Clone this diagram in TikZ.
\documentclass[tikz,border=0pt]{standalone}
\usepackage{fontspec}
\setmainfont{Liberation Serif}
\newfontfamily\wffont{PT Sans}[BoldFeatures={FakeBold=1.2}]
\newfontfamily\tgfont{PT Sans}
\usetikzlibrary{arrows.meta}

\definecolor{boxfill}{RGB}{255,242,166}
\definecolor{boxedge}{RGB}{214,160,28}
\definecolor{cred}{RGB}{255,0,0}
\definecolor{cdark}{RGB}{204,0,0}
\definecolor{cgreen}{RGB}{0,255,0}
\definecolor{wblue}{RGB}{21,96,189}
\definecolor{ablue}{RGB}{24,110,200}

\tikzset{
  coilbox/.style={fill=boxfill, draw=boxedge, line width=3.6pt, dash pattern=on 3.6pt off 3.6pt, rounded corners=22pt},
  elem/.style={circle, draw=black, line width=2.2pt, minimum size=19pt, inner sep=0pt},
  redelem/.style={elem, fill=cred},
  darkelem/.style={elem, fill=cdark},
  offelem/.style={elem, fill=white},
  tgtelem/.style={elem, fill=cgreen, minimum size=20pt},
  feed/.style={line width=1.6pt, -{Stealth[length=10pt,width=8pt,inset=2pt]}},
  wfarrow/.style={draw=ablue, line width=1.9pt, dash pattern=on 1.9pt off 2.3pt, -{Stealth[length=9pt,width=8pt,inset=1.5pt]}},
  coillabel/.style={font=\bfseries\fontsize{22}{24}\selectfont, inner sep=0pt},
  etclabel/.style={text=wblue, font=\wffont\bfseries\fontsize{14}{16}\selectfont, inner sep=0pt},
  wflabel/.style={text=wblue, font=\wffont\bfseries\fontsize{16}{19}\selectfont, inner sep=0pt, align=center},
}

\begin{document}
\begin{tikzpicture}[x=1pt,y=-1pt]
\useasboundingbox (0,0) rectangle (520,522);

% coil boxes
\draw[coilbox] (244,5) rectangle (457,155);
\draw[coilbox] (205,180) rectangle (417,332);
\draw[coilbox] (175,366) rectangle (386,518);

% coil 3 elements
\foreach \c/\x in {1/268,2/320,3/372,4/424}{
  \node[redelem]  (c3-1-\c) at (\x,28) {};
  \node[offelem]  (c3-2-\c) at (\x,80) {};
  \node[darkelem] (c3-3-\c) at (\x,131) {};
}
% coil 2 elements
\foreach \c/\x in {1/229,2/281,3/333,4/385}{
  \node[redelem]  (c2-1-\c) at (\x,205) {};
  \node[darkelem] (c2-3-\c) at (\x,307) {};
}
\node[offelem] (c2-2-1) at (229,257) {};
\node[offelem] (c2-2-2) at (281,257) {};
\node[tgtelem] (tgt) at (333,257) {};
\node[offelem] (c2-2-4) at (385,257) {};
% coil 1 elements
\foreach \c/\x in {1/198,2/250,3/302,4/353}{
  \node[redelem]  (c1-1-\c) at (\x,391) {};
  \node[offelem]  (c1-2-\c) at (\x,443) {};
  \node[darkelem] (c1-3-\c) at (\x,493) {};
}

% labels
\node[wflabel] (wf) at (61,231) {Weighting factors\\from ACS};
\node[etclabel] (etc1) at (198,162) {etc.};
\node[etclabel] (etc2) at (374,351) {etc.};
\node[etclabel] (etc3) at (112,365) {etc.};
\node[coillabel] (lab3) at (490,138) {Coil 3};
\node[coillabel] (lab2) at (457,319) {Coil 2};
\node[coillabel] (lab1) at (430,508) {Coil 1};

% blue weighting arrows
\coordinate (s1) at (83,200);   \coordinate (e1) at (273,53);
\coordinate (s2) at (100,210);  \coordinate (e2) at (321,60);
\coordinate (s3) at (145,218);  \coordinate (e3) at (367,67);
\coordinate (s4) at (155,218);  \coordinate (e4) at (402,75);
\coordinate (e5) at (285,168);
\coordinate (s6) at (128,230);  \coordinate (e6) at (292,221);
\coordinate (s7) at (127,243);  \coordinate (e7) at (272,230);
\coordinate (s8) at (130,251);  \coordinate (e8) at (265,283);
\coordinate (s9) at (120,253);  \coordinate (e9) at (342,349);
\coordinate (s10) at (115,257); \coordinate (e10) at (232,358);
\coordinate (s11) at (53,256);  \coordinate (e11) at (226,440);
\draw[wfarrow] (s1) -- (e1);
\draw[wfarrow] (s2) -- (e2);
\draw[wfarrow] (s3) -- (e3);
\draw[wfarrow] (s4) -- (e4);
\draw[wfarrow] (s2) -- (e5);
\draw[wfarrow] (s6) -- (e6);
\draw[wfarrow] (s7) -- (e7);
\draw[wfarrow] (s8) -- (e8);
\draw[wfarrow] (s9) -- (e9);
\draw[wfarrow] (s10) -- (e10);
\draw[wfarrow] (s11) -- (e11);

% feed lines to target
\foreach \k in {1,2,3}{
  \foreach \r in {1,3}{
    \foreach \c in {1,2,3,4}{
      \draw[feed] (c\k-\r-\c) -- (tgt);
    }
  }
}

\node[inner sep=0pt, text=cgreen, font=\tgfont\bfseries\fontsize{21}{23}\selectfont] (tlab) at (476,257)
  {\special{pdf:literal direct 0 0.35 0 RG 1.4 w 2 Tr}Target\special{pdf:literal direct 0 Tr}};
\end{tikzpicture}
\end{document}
---
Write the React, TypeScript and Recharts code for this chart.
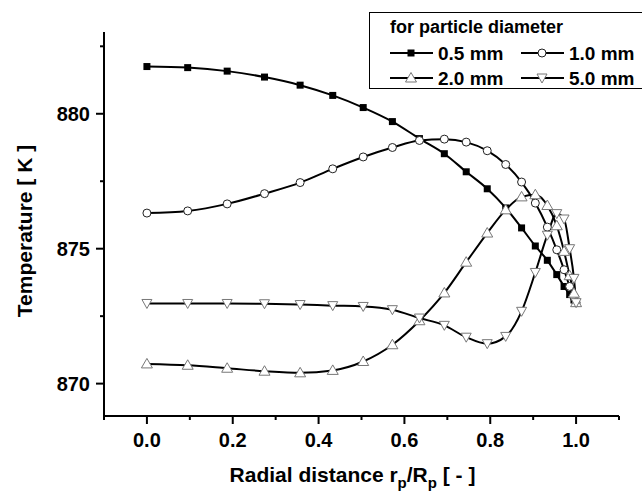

**Exercise objective**. Show every line from the listing above in which the string "this" appears.

**Correct response**.
Clone this diagram in TikZ.
Write the React, TypeScript and Recharts code for this chart.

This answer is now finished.